While it is encouraging to see the singer show some concern for lyrical depth, his plan often goes askew. For instance, in Finesse, when he says “See many people dey outside wey dey feed man zobo/ And me I stand dey defend like Joseph Yobo”, the singer is obviously more concerned about euphony at the expense of meaning. The lingo, ‘zobo’, means deceit, and the singer intends to say, in the two-line moment, that his defensive mechanism is acute enough to protect him from being conned. But a good football student knows former Nigerian international Joseph Yobo is no example of an iconic defender and will not be remembered among the greatest defenders ever in the round-leather game. Again, the line “Forbidden love like it’s taboo” culled from Stand By You comes off as boring tautology. Yet, in spite of little setbacks like these, the Afrobeats album excels rhythmically, weaving elements of RnB, African Hip-Hop and Jazz in a synergy that is delightful enough for sorts of auditory consumption. 

Before Philip Kayode Moses, p.k.a. Pheelz Mr Producer, started making a name off his own songs, he was already a renowned record producer and beat maker in the industry. Closely associated with Olamide and the YBNL brand, Pheelz produced most of the songs in the rapper’s Baddest Guy Ever Liveth album released in 2013. But this man has not been alone in the business of being simultaneously a record producer and a singer. There’s Samklef, Krisbeatz, Johnny Drille, Maleek Berry, Don Jazzy, Cobhams Asuquo and Sarz. And there’s the very recent Chocolate City signee, who also shares some history with YBNL- Young Jonn.

It’s not a matter of whether Pheelz’s talent can be vouched for. Neither is it a matter of whether his limelight as an artiste, barely two years old, is sufficient to sustain a robust fan base. For a man who already enjoyed prolificity through his commitments to the projects of other industry bigwigs — including Teni’s Billionaire which fetched him a Producer of the Year award at The Headies 2020, Lil Kesh’s Shoki, Adekunle Gold’s Pick Up and Fireboy DML’s Spell feat. Wande Coal— there was nothing more to prove about being an astute connoisseur of beats. Getting into the real deal was timely. A ground-breaking EP, Hear Me Out (2021), was inevitable.

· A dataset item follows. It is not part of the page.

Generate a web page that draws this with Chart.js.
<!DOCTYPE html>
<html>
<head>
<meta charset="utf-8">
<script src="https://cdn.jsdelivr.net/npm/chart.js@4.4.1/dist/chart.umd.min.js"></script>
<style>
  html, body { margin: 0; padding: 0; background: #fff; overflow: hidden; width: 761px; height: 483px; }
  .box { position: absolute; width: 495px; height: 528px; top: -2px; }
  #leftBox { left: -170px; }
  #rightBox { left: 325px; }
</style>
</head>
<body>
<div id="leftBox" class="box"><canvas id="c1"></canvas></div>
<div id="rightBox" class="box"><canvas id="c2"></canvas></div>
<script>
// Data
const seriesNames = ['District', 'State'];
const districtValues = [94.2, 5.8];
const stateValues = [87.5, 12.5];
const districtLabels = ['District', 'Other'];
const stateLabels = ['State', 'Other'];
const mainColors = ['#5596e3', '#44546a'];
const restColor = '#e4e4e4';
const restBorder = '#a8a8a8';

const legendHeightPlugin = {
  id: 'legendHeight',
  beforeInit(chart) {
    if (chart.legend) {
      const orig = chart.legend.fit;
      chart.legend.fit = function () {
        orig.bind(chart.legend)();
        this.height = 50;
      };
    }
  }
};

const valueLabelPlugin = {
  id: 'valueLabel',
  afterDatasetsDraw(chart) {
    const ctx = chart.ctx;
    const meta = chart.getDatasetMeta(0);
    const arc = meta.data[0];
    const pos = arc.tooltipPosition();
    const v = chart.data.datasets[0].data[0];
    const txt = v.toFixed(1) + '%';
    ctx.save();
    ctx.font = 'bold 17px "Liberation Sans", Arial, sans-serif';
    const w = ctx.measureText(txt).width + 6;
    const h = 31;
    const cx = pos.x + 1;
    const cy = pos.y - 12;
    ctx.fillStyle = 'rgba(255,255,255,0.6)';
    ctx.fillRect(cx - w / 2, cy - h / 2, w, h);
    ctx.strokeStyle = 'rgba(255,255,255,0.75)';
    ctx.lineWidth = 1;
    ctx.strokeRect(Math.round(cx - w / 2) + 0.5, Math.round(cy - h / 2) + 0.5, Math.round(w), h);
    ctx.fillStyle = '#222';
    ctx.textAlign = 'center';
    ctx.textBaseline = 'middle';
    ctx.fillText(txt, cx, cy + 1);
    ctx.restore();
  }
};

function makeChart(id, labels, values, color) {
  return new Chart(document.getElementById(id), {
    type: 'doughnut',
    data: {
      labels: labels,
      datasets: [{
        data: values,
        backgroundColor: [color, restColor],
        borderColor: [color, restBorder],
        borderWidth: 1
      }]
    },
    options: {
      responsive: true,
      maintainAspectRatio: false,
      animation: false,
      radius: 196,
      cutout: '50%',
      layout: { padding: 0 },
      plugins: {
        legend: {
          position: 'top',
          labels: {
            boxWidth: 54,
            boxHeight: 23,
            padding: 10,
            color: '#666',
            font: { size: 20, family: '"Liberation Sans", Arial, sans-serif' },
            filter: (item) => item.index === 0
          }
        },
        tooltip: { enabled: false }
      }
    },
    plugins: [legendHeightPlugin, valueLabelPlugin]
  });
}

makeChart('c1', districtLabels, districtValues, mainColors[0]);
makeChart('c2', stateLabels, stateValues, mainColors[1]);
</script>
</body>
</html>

Perhaps it is Finesse, which sits at number five on this sophomore, that has been the most startling moment of Pheelz’s musical career. The song is wound around gentle guitar sounds and slow-moving, graceful percussion. Initially released on 3rd March 2022, the song became an instant TikTok sensation and trended with the hashtag #FolakeChallenge. It went on to mark its debut at no. 10 on the U.S. World Digital Song Sales Chart in March 2022, and it was positioned at no. 8 in Year-end Charts Billboard U.S. Afrobeats Songs. So profound was the commercial reception of Finesse that it facilitated Pheelz’s signing a deal with Warner Records.

Pheelz’s project, Pheelz Good, is a restatement of the artiste’s glorious becoming and a toast to his sonic efflorescence. The lyrics are generally cooked in an artful code-mixing of Pidgin English and Yoruba. As you sign out of the album, through the saxophone-driven, jazzy and benign track Ewele, you are left with the hope of having something of lasting impression to muse over: the desire for sheer grit to outlive the poor expectations of your imaginary enemies.